||Since the Industrial Revolution, large quantity of air pollutants are emitted to and accumulated in the atmosphere, which cause the elevated concentrations of greenhouse gases (GHGs) in the atmosphere, resulting in global warming due to greenhouse effect. Such global worming related issues have attracted much attention globally. “The Wetland Conservation Act” of ROC has been legislated in February 2, 2015, showing Taiwan’s emphasis on wetland issues. The decomposition of water pollutants in aerobic and anaerobic environments could release carbon dioxide (CO2), methane (CH4), and nitrous oxide (N2O) from the wetlands to the atmosphere.|
From the fall of 2015 to the summer of 2016, this study in-situ monitored GHGs emitted from the mangrove wetlands and the Da-Tam constructed wetlands, in Dapeng Bay National Scenic Park. This study applied a self-designed floating chamber to collect GHGs through a Teflon tube connected to the top of the chamber, and in-situ monitored GHGs with a continuous monitoring instrument (Teledyne Analytical Instruments, Series 7600) to continuously monitor GHG emissions, estimate its CO2 equivalent (CO2-e) and carbon budget, and investigate the seasonal variation and spatial distribution of GHGs, which assist us to further understand the potential impact of saline wetlands on global warming. Integrating water quality and atmospheric quality data, this study further analyzed the correlation between GHGs and water quality, combined the GHG data and net primary production data to understand the carbon budget of saline constructed wetlands.

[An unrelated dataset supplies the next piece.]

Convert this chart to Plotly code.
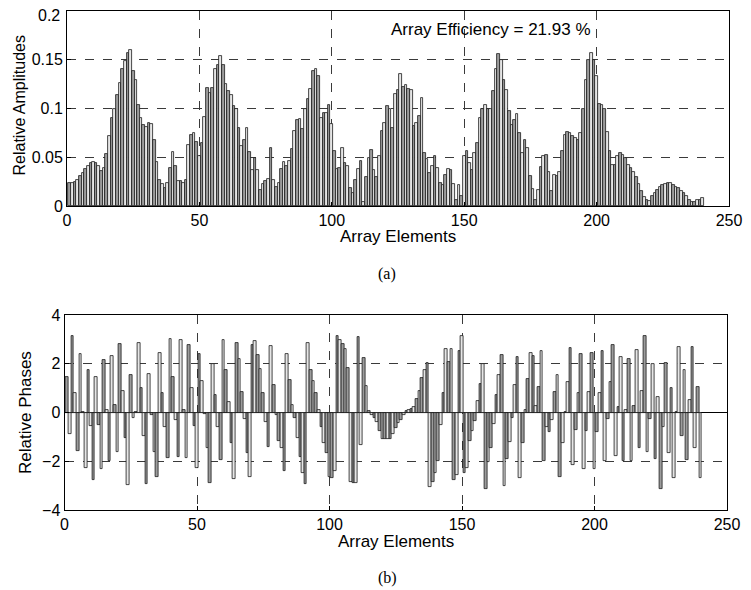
import plotly.graph_objects as go

# ---------------- data ----------------
elements = list(range(1, 241))

amplitudes = [
    0.024, 0.024, 0.025, 0.027, 0.031, 0.034, 0.038, 0.041, 0.044, 0.045,
    0.044, 0.041, 0.036, 0.039, 0.053, 0.072, 0.090, 0.100, 0.114, 0.126,
    0.141, 0.149, 0.157, 0.160, 0.138, 0.129, 0.104, 0.090, 0.083, 0.081,
    0.085, 0.084, 0.068, 0.045, 0.027, 0.023, 0.018, 0.024, 0.039, 0.055,
    0.041, 0.026, 0.026, 0.024, 0.027, 0.063, 0.073, 0.075, 0.066, 0.051,
    0.065, 0.091, 0.121, 0.116, 0.121, 0.141, 0.145, 0.154, 0.145, 0.125,
    0.118, 0.114, 0.103, 0.099, 0.080, 0.062, 0.068, 0.080, 0.055, 0.037,
    0.049, 0.037, 0.016, 0.023, 0.026, 0.028, 0.059, 0.027, 0.019, 0.024,
    0.038, 0.045, 0.041, 0.046, 0.058, 0.077, 0.088, 0.089, 0.079, 0.100,
    0.110, 0.120, 0.138, 0.141, 0.133, 0.090, 0.095, 0.095, 0.104, 0.084,
    0.056, 0.038, 0.039, 0.060, 0.044, 0.041, 0.018, 0.013, 0.027, 0.038,
    0.046, 0.004, 0.030, 0.049, 0.057, 0.037, 0.030, 0.051, 0.077, 0.085,
    0.103, 0.099, 0.080, 0.115, 0.119, 0.135, 0.122, 0.124, 0.120, 0.119,
    0.082, 0.085, 0.092, 0.111, 0.054, 0.048, 0.034, 0.041, 0.051, 0.039,
    0.024, 0.022, 0.032, 0.038, 0.037, 0.023, 0.006, 0.022, 0.010, 0.051,
    0.056, 0.044, 0.037, 0.054, 0.065, 0.090, 0.100, 0.104, 0.099, 0.100,
    0.118, 0.141, 0.156, 0.150, 0.129, 0.119, 0.097, 0.083, 0.088, 0.094,
    0.075, 0.054, 0.068, 0.059, 0.031, 0.017, 0.006, 0.016, 0.040, 0.051,
    0.052, 0.035, 0.015, 0.032, 0.031, 0.035, 0.056, 0.073, 0.076, 0.075,
    0.072, 0.070, 0.068, 0.075, 0.099, 0.129, 0.150, 0.157, 0.150, 0.133,
    0.105, 0.104, 0.099, 0.076, 0.056, 0.042, 0.042, 0.051, 0.054, 0.052,
    0.049, 0.042, 0.039, 0.035, 0.030, 0.023, 0.015, 0.009, 0.006, 0.005,
    0.010, 0.013, 0.016, 0.020, 0.022, 0.023, 0.024, 0.024, 0.022, 0.020,
    0.018, 0.015, 0.013, 0.010, 0.006, 0.004, 0.004, 0.006, 0.006, 0.008,
]

phases = [
    1.44, -0.89, 3.12, 0.79, -1.58, 2.40, 0.04, -2.29, 1.75, -0.55,
    -2.78, 1.45, -0.51, -2.32, 2.14, 0.11, -2.01, 2.30, 0.32, -1.60,
    2.81, 0.89, -1.05, -2.97, 1.55, -0.21, 0.02, 2.84, 1.00, -0.96,
    -2.92, 1.58, -0.12, -1.60, -2.66, 2.45, 0.79, -0.58, -1.85, 3.03,
    1.47, -0.30, -1.81, 2.97, 0.11, -1.85, 2.78, 1.00, -0.55, -2.26,
    2.40, 1.30, -0.07, -1.44, -2.90, 1.99, 0.73, -0.60, -1.95, 2.99,
    1.75, 0.42, -1.26, -2.73, 2.85, 2.21, 0.84, -0.27, -1.67, -2.63,
    2.75, 2.92, 2.37, 1.78, 0.79, -0.37, -1.40, 2.71, 1.14, -0.12,
    -1.16, -1.47, -2.38, 2.40, 1.32, 0.29, -0.21, -1.05, -1.81, -2.49,
    -2.93, 2.85, 1.75, 1.30, 0.79, 0.11, -0.58, -1.26, -1.67, -2.63,
    -2.68, -2.42, 3.15, 2.99, 2.81, 2.60, 1.82, -2.85, -2.90, -2.90,
    3.10, -1.33, 2.23, 1.07, 0.05, -0.10, -0.23, -0.37, -0.75, -1.10,
    -1.10, -1.10, -1.10, -0.90, -0.64, -0.44, -0.30, -0.10, 0.05, 0.11,
    0.15, 0.23, 0.56, 0.90, 1.41, 1.73, 2.03, -3.04, -2.84, -2.49,
    -2.01, -0.51, 0.79, 2.60, 2.07, 2.60, -2.77, -2.56, 2.53, 3.15,
    -2.49, -2.26, -1.16, -0.75, -0.34, 0.48, 1.16, 1.99, -3.15, -2.04,
    -1.47, -0.48, 0.70, 1.55, 2.37, -3.00, -1.92, -1.19, -0.21, 1.11,
    2.26, -2.67, -1.26, 0.10, 1.37, 2.45, 2.33, 0.25, 1.04, 2.51,
    -2.01, -0.58, -0.81, -0.30, 0.86, 1.52, -2.63, -1.26, 0.02, 1.25,
    2.64, -2.15, -0.71, 0.79, 2.40, -2.32, -0.75, 0.86, 2.44, -2.32,
    -0.81, 0.79, 2.51, -2.01, -0.26, 1.27, 2.75, -1.78, 0.21, 2.26,
    -1.99, 0.11, 2.19, -1.99, 0.27, 2.55, -1.44, 0.90, 3.12, -1.60,
    -0.26, 1.99, -1.92, 0.62, -3.15, -0.58, 2.03, -1.67, 1.00, -2.67,
    0.04, 2.68, -0.95, 1.75, -1.95, 0.52, 2.68, -1.47, 1.04, -2.67,
]

x_ticks = [0, 50, 100, 150, 200, 250]
amp_ticks = [0, 0.05, 0.1, 0.15, 0.2]
amp_tick_labels = ["0", "0.05", "0.1", "0.15", "0.2"]
phase_ticks = [-4, -2, 0, 2, 4]
phase_tick_labels = ["\u22124", "\u22122", "0", "2", "4"]

efficiency_text = "Array Efficiency = 21.93 %"
x_title = "Array Elements"
amp_title = "Relative Amplitudes"
phase_title = "Relative Phases"
caption_a = "(a)"
caption_b = "(b)"

# ---------------- styling ----------------
# The page body has an 8px default margin, so the figure is drawn 8px
# in from the top-left corner; the figure size compensates for that.
OFF = 8
W, H = 751 - OFF, 590 - OFF
FONT = "Liberation Sans, Arial, sans-serif"
SERIF = "Liberation Serif, Times New Roman, serif"
fills = ["#9c9c9c" if i % 2 == 0 else "#e6e6e6" for i in range(len(elements))]

fig = go.Figure()
fig.add_trace(go.Bar(x=elements, y=amplitudes, xaxis="x", yaxis="y",
                     marker=dict(color=fills, line=dict(color="#1a1a1a", width=0.8)),
                     width=1.0, showlegend=False))
fig.add_trace(go.Bar(x=elements, y=phases, xaxis="x2", yaxis="y2",
                     marker=dict(color=fills, line=dict(color="#1a1a1a", width=0.8)),
                     width=1.0, showlegend=False))

def px_x(p):
    return (p - OFF) / W

def px_y(p):
    return 1 - (p - OFF) / H

tick_font = dict(family=FONT, size=16, color="black")
axis_common = dict(
    showline=True, linecolor="black", linewidth=1, mirror=True,
    ticks="inside", ticklen=4, tickcolor="black", automargin=False,
    showgrid=True, gridcolor="#3a3a3a", gridwidth=1, griddash="dash",
    tickfont=tick_font,
)

# the topmost amplitude label sits at the very top edge of the figure, so it
# is drawn as a text a little lower instead of as an axis label
amp_axis_text = amp_tick_labels[:-1] + [""]

fig.update_layout(
    width=W, height=H,
    margin=dict(l=0, r=0, t=0, b=0),
    paper_bgcolor="white", plot_bgcolor="white",
    bargap=0,
    font=dict(family=FONT, color="black"),
    xaxis=dict(domain=[px_x(67), px_x(729)], range=[0, 250], anchor="y",
               tickvals=x_ticks, zeroline=False, **axis_common),
    yaxis=dict(domain=[px_y(206), px_y(11)], range=[0, 0.2], anchor="x",
               tickvals=amp_ticks, ticktext=amp_axis_text,
               zeroline=False, **axis_common),
    xaxis2=dict(domain=[px_x(64.5), px_x(727)], range=[0, 250], anchor="y2",
                tickvals=x_ticks, zeroline=False, **axis_common),
    yaxis2=dict(domain=[px_y(510), px_y(315)], range=[-4, 4], anchor="x2",
                tickvals=phase_ticks, ticktext=phase_tick_labels,
                zeroline=True, zerolinecolor="black", zerolinewidth=1,
                **axis_common),
)

title_font = dict(family=FONT, size=17, color="black")
ann = dict(showarrow=False, xanchor="center", yanchor="middle")
fig.add_annotation(x=px_x(62), y=px_y(16), xref="paper", yref="paper",
                   text=amp_tick_labels[-1], font=tick_font,
                   showarrow=False, xanchor="right", yanchor="middle")
fig.add_annotation(x=160, y=0.1815, xref="x", yref="y", text=efficiency_text,
                   font=title_font, **ann)
# axis titles
fig.add_annotation(x=px_x(398), y=px_y(237), xref="paper", yref="paper", text=x_title,
                   font=title_font, **ann)
fig.add_annotation(x=px_x(396), y=px_y(541), xref="paper", yref="paper", text=x_title,
                   font=title_font, **ann)
fig.add_annotation(x=px_x(19.5), y=px_y(105), xref="paper", yref="paper", text=amp_title,
                   textangle=-90, font=dict(family=FONT, size=16, color="black"), **ann)
fig.add_annotation(x=px_x(25), y=px_y(413), xref="paper", yref="paper", text=phase_title,
                   textangle=-90, font=title_font, **ann)
# captions
fig.add_annotation(x=px_x(387), y=px_y(274), xref="paper", yref="paper", text=caption_a,
                   font=dict(family=SERIF, size=16, color="black"), **ann)
fig.add_annotation(x=px_x(387), y=px_y(578), xref="paper", yref="paper", text=caption_b,
                   font=dict(family=SERIF, size=16, color="black"), **ann)

fig.write_html("out.html")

This study revealed that the seasonal concentrations of CO2 emitted from saline constructed wetland ranged from 424.9±20.3~476.8±24.2 ppm. Diurnal variation of GHG concentrations showed that GHG concentrations in the daytime were lower than those at night time. CH4 emitted from saline constructed wetlands ranged from 3.7±1.4~28.6±7.6 ppm, while N2O emitted from saline constructed wetlands ranged from 3.1±2.6~0.9±0.6 ppm. Diurnal variation of CH4 and N2O concentrations showed that they were higher in the daytime than those at night time.
The CO2 equivalent (CO2-e) emission fluxes at the mangrove and the Da-tam constructed wetlands were further determined. The CO2-e emitted from the mangrove wetland (5409.6 g CO2 m-2 yr-1) was higher than the Da-tam constructed wetland (3470.8 g CO2 m-2 yr-1), mainly due to the fact that the concentrations of N2O emitted from the mangrove wetland were 58% more than those at the Da-tam constructed wetland.
The net primary production and carbon budget of the mangrove wetland were 1987.4 g C m-2 yr-1 and 1923.3 g C m-2 yr-1, respectively, while those of the Da-tam constructed wetland were 1877.7 g C m-2 yr-1 and, 1803.4 g C m-2 yr-1, respectively. Both wetlands were characterized as carbon sink wetlands.
The soil carbon stock showed that soil carbon was mostly distributed in the soil depth of 0~10 cm in the saline wetlands. Soil carbon stocks of the mangrove wetlands was 226.9 tC, while soil carbon stocks of the Da-Tam wetland was 222.5 tC.